Toronto’s E.coli Bay: Sanitizing Beachside Pump Departments

E.coli in the bay waters. This problem has been a buzzword for months. The problem is progressing into a large pyramid of layered issues.  Stay abreast of news breaks and legislation ideologies with us. Together the people will develop a solution to the problem.

Up from the floods

Floods are frequently the culprit in bacteria outbreaks across water bodies. With heavy flooding in the spring of this year, Toronto’s building lake bacteria problem increased. In many places, tests from July extending have ruled the beaches unsafe to swim in.

While tests have been mandated, funding is becoming a problem for beachfront attractions. During July, Hamilton Harbor attempted to host a Beach Crawl to drum up funds to reopen some of the beaches. Still, some of the beaches remain closed indefinitely, with the Beach Crawl dissolving into a promotional campaign.

How does this reflect upon inner-city water? What measures are being taken to ensure that the waters of the beaches and the waters of the metro districts are not cross-contaminating?

The scope of the problem

Water encompasses the health of a city entirely. In the wake of these E.coli levels, some grocery goods have been recalled to avoid a public health crisis. Water contamination affects the air itself. Everything from grocery to bedding is contaminated when water in a city is polluted.

Sewage and the Counter Actions Required

Reports dating back to May state that the flood-swollen sewage seeping into the lakes is the main factor in the spread of this epidemic. While this is a consistent concurrence, you will be given 10 different answers for each of 10 engineers you speak to about a solution. The solution is not to simply spend more on sewage operations. Sensors and other tech innovations have been placed in manholes and pipes to monitor the leakage.

Aggressive action has been taken since these reports to implement sewer separations. Sewage bypasses are in the works to minimize overflow. A completely new system will cost an average of 2 billion dollars to implement. Funding will take 20+ years to accrue at the current rate of availability. This poses a significant problem because master plans for city water reparations must be implemented once every 10 years to be optimal.

Remedial Reaction Plan Updates

As of the middle of August, the Toronto and Region Remedial Reaction Plan has reported a significant improvement in the areas of concern for Toronto’s bay area. This plan has worked to essentially reduce a significant amount of the water’s turbidity and objectionable deposits. The status of impaired has been changed to unimpaired as of this report’s filing.

While the report looks at a positive increase in our water efforts, there are still significant problems. While the status of the water’s aesthetics and bacteria/metallic counts might have gone down, there were still large portions of trash located in the rivers surrounding the bay. There is still the problem of the massive funding gap needed to implement the master plan for the next 10 years.

RAP’s recommended action course is simple solutions. Toronto should work with RAP to implement more monitoring programs. The master plan must continue to be balanced from all three tiers of government. Infrastructure for water improvement must continue to be restored to see significant changes. Shoreline cleanup must be instituted to see a sizable impact on the trash situation. Community outreach programs like Yellow Fish Road must be supported to see awareness for the effect on water increase.

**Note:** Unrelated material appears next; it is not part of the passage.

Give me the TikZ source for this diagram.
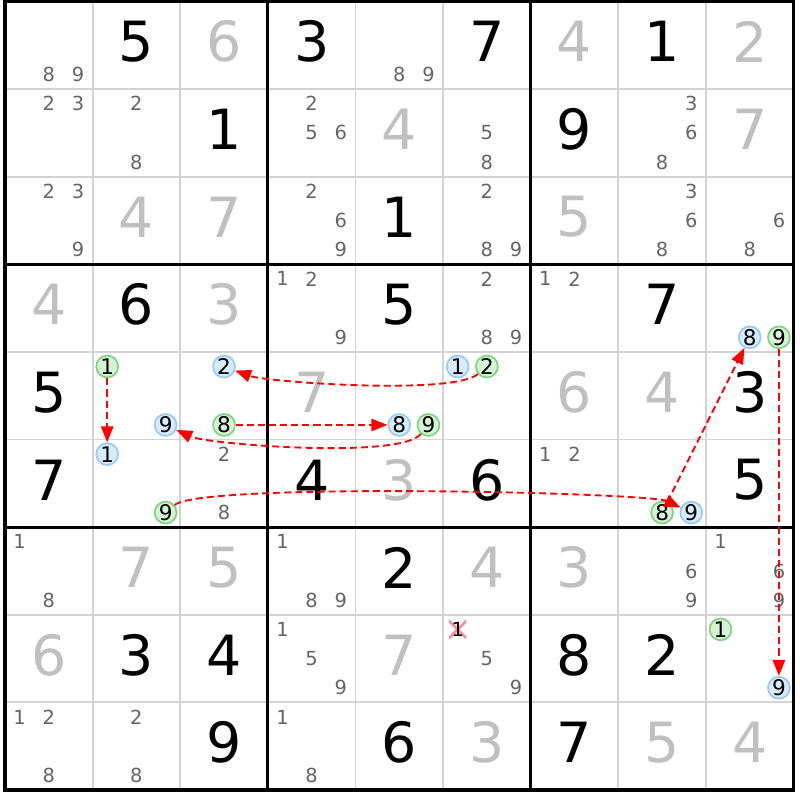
\documentclass[tikz,border=0pt]{standalone}
\usepackage{fontspec}
\setmainfont{DejaVu Sans}
\usetikzlibrary{arrows.meta}
\definecolor{thingrid}{HTML}{D3D3D3}
\definecolor{solvedgray}{HTML}{C0C0C0}
\definecolor{candgray}{HTML}{646464}
\definecolor{onfill}{HTML}{D7F3D7}
\definecolor{ondraw}{HTML}{7CD47C}
\definecolor{offfill}{HTML}{D7EBFA}
\definecolor{offdraw}{HTML}{96C8FA}
\definecolor{strikepink}{HTML}{F4909C}
\tikzset{
	given/.style={text=black,inner sep=0pt,font=\fontsize{18}{18}\selectfont},
	solved/.style={text=solvedgray,inner sep=0pt,font=\fontsize{18}{18}\selectfont},
	cand/.style={text=candgray,inner sep=0pt,font=\fontsize{6.3}{6.3}\selectfont},
	oncand/.style={circle,draw=ondraw,fill=onfill,line width=0.55pt,inner sep=0pt,minimum size=0.25cm,font=\fontsize{7}{7}\selectfont},
	offcand/.style={circle,draw=offdraw,fill=offfill,line width=0.55pt,inner sep=0pt,minimum size=0.25cm,font=\fontsize{7}{7}\selectfont},
	struck/.style={cand,text=black,minimum size=0.2cm,path picture={\draw[strikepink,line width=0.9pt] (path picture bounding box.south west) -- (path picture bounding box.north east) (path picture bounding box.north west) -- (path picture bounding box.south east);}},
	link/.style={red,line width=0.6pt,dash pattern=on 2.3pt off 1.3pt,-{Triangle[length=5.2pt,width=4pt]}}
}
\begin{document}
\begin{tikzpicture}
\useasboundingbox (-0.057,-0.114) rectangle (9.074,9.017);
% grid
\foreach \i in {1,2,4,5,7,8}
	\draw[thingrid,line width=0.6pt] (\i,0) -- (\i,9) (0,\i) -- (9,\i);
\draw[line width=1pt] (3,0) -- (3,9) (6,0) -- (6,9) (0,3) -- (9,3) (0,6) -- (9,6);
\draw[line width=1pt] (0,0) rectangle (9,9);

% givens and solved cells
\foreach \r/\c/\d in {1/2/5,1/4/3,1/6/7,1/8/1,2/3/1,2/7/9,3/5/1,4/2/6,4/5/5,4/8/7,
		5/1/5,5/9/3,6/1/7,6/4/4,6/6/6,6/9/5,7/5/2,8/2/3,8/3/4,8/7/8,8/8/2,9/3/9,9/5/6,9/7/7}
	\node[given] (g\r\c) at (\c-0.5,9.54-\r) {\d};
\foreach \r/\c/\d in {1/3/6,1/7/4,1/9/2,2/5/4,2/9/7,3/2/4,3/3/7,3/7/5,4/1/4,4/3/3,
		5/4/7,5/7/6,5/8/4,6/5/3,7/2/7,7/3/5,7/6/4,7/7/3,8/1/6,8/5/7,9/6/3,9/8/5,9/9/4}
	\node[solved] (s\r\c) at (\c-0.5,9.54-\r) {\d};

% candidates
\foreach \r/\c/\d/\s in {1/1/8/cand,1/1/9/cand,1/5/8/cand,1/5/9/cand,
		2/1/2/cand,2/1/3/cand,2/2/2/cand,2/2/8/cand,2/4/2/cand,2/4/5/cand,2/4/6/cand,
		2/6/5/cand,2/6/8/cand,2/8/3/cand,2/8/6/cand,2/8/8/cand,
		3/1/2/cand,3/1/3/cand,3/1/9/cand,3/4/2/cand,3/4/6/cand,3/4/9/cand,
		3/6/2/cand,3/6/8/cand,3/6/9/cand,3/8/3/cand,3/8/6/cand,3/8/8/cand,3/9/6/cand,3/9/8/cand,
		4/4/1/cand,4/4/2/cand,4/4/9/cand,4/6/2/cand,4/6/8/cand,4/6/9/cand,4/7/1/cand,4/7/2/cand,
		4/9/8/offcand,4/9/9/oncand,
		5/2/1/oncand,5/2/9/offcand,5/3/2/offcand,5/3/8/oncand,5/5/8/offcand,5/5/9/oncand,
		5/6/1/offcand,5/6/2/oncand,
		6/2/1/offcand,6/2/9/oncand,6/3/2/cand,6/3/8/cand,6/7/1/cand,6/7/2/cand,
		6/8/8/oncand,6/8/9/offcand,
		7/1/1/cand,7/1/8/cand,7/4/1/cand,7/4/8/cand,7/4/9/cand,7/8/6/cand,7/8/9/cand,
		7/9/1/cand,7/9/6/cand,7/9/9/cand,
		8/4/1/cand,8/4/5/cand,8/4/9/cand,8/6/1/struck,8/6/5/cand,8/6/9/cand,
		8/9/1/oncand,8/9/9/offcand,
		9/1/1/cand,9/1/2/cand,9/1/8/cand,9/2/2/cand,9/2/8/cand,9/4/1/cand,9/4/8/cand}
	\node[\s] (n\r\c\d) at ({\c-1+(2*mod(\d-1,3)+1)/6},{10-\r-(2*div(\d-1,3)+1)/6}) {\d};

% chain
\draw[link] (n521) -- (n621);
\draw[link] (n562) to[out=220,in=-20,looseness=0.35] (n532);
\draw[link] (n538) -- (n558);
\draw[link] (n559) to[out=230,in=-25,looseness=0.35] (n529);
\draw[link] (n629) to[out=40,in=155,looseness=0.18] (n689);
\draw[link] (n688) -- (n498);
\draw[link] (n499) -- (n899);
\end{tikzpicture}
\end{document}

All of these plans are logical. The trouble is there is such a wide gap in the funds needed to see the plans become reality already. The water seepage problem seems to be the size of an elephant. We have controlled the floods for now, but with Hurricane Irma bringing new storm systems to the Atlantic seaboard, we may see the outlying floods increase the existing problem. The precarious balance of control and impairment is a hair’s breadth from tipping in this situation.

Unless the community works together.

How to eat an elephant 

If left unattended, our water problem will become uncontrollable. The city government cannot flush funds to the growing need for a master plan. That’s where the non-profit sustainability projects come in.

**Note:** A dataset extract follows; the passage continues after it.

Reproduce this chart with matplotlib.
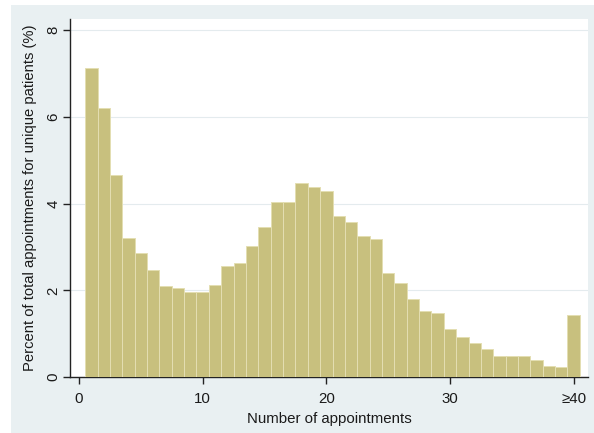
import matplotlib
matplotlib.use("Agg")
import matplotlib.pyplot as plt
from matplotlib.patches import Rectangle

plt.rcParams['font.family'] = ['Liberation Sans', 'DejaVu Sans']

# Number of appointments per patient (40 = 40 or more)
appointments = list(range(1, 41))
percent = [7.13, 6.21, 4.67, 3.20, 2.87, 2.48, 2.11, 2.05, 1.95, 1.95,
           2.13, 2.55, 2.62, 3.03, 3.45, 4.04, 4.04, 4.48, 4.38, 4.30,
           3.71, 3.58, 3.25, 3.19, 2.40, 2.18, 1.79, 1.53, 1.48, 1.11,
           0.92, 0.79, 0.64, 0.49, 0.49, 0.49, 0.39, 0.26, 0.22, 1.42]

x_ticks = [0, 10, 20, 30, 40]
x_tick_labels = ["0", "10", "20", "30", "\u226540"]
y_ticks = [0, 2, 4, 6, 8]

W, H = 594, 433
fig = plt.figure(figsize=(W / 100, H / 100), dpi=100)
fig.patch.set_facecolor("white")

# graph region background
fig.add_artist(Rectangle((11 / W, 0), 1 - 11 / W, 1 - 5 / H,
                         transform=fig.transFigure, facecolor="#E9F0F2",
                         edgecolor="none", zorder=-10))

ax = fig.add_axes([70 / W, (H - 377) / H, (588 - 70) / W, (377 - 19) / H])
ax.set_zorder(1)
ax.set_facecolor("white")

ax.bar(appointments, percent, width=1.0, align="center",
       color="#C8C07E", edgecolor="#E4DEB2", linewidth=0.7, zorder=3)

ax.set_xlim(-0.728, 41.16)
ax.set_ylim(0, 8.26)

ax.set_yticks(y_ticks)
ax.set_yticklabels([str(v) for v in y_ticks], rotation=90, va="center")
ax.set_xticks(x_ticks)
ax.set_xticklabels(x_tick_labels)

ax.grid(axis="y", color="#E4EBEE", linewidth=0.8, zorder=0)
ax.grid(axis="x", visible=False)

for side in ("top", "right"):
    ax.spines[side].set_visible(False)
for side in ("left", "bottom"):
    ax.spines[side].set_color("#222222")
    ax.spines[side].set_linewidth(1.0)

ax.tick_params(axis="both", direction="out", length=4.8, width=1.0,
               color="#222222", labelsize=10.8, labelcolor="#1a1a1a")
ax.tick_params(axis="y", pad=2.2)
ax.tick_params(axis="x", pad=6.0)

ax.set_xlabel("Number of appointments", fontsize=10.8, color="#1a1a1a",
              labelpad=4.5)
ax.set_ylabel("Percent of total appointments for unique patients (%)",
              fontsize=10.6, color="#1a1a1a", labelpad=7)

fig.savefig("out.png", dpi=100, facecolor=fig.get_facecolor())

How do you eat an elephant, ladies, and gentlemen? One grant at a time.

Our solution comes from plumbing companies and the community owners of them teaming together to donate materials for infrastructure institutions. Company grants donated to community projects like Love Your Lake and A Greener Lake will put the right resources into the hands of those who can move faster than the government to provide cleanup crews, water tests, and repairs in areas that belong to the private community.

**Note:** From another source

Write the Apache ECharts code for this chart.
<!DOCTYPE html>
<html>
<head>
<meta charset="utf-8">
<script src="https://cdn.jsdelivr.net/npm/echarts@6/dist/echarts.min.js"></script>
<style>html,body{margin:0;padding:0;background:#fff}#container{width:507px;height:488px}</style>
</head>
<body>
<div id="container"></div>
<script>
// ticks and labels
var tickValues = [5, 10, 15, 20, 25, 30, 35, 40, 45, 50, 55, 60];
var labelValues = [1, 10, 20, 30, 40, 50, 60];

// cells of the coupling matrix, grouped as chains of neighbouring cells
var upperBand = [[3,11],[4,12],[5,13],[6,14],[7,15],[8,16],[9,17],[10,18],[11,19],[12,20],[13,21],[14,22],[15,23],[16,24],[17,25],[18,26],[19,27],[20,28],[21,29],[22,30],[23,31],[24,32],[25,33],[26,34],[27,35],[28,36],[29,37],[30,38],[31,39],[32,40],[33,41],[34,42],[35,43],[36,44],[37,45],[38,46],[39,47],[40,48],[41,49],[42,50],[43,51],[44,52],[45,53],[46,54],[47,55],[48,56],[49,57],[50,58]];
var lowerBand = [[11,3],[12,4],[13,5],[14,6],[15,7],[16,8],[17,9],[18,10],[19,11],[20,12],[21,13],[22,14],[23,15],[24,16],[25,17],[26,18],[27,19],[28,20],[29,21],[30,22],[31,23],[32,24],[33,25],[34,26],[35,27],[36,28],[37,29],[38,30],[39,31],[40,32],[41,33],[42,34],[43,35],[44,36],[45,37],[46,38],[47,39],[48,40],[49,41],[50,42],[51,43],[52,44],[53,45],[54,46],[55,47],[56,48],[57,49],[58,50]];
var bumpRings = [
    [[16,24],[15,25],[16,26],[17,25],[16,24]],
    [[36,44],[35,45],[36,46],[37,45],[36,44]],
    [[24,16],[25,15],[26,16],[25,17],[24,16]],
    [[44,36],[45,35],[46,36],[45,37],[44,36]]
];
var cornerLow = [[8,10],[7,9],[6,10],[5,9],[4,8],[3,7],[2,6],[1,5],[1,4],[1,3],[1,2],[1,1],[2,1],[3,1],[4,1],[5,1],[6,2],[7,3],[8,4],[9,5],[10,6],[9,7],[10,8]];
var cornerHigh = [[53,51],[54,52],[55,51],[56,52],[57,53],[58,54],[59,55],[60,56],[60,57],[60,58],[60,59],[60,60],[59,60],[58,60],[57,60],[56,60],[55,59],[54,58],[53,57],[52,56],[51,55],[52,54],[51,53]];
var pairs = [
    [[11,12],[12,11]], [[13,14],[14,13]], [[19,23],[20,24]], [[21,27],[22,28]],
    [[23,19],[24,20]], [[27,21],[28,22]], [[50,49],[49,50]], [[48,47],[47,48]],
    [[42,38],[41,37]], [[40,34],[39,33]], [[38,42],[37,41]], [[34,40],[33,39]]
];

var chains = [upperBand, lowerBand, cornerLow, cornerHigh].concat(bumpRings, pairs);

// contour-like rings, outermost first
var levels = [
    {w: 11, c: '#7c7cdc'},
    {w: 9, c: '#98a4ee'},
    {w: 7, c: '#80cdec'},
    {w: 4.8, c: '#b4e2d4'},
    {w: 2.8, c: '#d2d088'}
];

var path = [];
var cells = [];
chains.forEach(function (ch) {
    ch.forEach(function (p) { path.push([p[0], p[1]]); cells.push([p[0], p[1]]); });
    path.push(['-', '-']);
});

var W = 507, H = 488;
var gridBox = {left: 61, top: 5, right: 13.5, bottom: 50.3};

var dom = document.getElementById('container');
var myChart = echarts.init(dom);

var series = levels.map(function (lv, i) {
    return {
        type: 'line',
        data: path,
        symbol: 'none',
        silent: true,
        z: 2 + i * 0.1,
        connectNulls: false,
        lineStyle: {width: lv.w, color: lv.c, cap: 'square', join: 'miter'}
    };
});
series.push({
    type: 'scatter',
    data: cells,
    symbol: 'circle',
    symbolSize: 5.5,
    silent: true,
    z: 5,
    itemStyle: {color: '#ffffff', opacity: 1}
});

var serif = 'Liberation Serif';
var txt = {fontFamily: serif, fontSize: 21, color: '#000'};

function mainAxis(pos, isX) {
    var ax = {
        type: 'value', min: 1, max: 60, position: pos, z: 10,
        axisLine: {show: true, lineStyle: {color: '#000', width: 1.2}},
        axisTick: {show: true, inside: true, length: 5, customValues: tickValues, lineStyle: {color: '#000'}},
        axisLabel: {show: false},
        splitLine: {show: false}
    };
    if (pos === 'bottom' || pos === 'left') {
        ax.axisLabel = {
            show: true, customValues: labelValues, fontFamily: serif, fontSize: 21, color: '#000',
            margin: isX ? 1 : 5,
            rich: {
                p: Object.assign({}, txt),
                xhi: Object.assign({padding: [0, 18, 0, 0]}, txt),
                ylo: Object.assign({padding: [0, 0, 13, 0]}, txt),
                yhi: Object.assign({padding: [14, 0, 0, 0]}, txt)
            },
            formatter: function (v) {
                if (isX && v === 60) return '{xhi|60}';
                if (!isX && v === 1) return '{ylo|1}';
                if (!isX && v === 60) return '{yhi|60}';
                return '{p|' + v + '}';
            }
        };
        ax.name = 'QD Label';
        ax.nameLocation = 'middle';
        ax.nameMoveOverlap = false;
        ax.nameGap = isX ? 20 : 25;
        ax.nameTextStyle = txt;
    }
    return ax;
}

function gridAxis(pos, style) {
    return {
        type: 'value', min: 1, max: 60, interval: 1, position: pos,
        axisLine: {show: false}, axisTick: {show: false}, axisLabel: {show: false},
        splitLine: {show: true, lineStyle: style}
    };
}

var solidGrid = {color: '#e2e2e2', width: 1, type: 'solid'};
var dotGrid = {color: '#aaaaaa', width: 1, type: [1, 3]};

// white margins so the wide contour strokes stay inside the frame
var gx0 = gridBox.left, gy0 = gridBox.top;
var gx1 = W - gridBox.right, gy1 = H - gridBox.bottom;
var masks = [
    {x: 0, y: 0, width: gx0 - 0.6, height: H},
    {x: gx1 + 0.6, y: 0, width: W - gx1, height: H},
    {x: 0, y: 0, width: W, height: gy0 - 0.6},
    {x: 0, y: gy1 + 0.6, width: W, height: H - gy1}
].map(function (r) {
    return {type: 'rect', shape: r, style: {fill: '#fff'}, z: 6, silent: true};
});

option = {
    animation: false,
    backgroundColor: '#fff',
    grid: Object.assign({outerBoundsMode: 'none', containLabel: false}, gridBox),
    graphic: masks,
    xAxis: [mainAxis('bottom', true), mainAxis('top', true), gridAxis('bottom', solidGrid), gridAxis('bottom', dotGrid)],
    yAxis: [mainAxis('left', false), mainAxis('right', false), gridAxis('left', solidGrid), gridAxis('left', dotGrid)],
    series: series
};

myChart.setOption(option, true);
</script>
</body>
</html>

An investment in your future  

Plumbing companies local to Toronto may be in the competition via sales, but water conservation is where you come together. Donating to local group efforts and hosting councils of your own is essentially an investment in your own future. As plumbing businesses, you cannot continue to operate with water conserved for the future. Water is the immutable factor that must be consciously given back to the community or there will be no development in any sector of Toronto’s progress. The air, the soil, the agriculture products all depend on the sanctity of the water.

As individuals, see to it that your own vested skills and interests contribute to the conservation effort. If nothing else, several individuals with shared tools can rebuild a city faster than groups and initiatives ever can.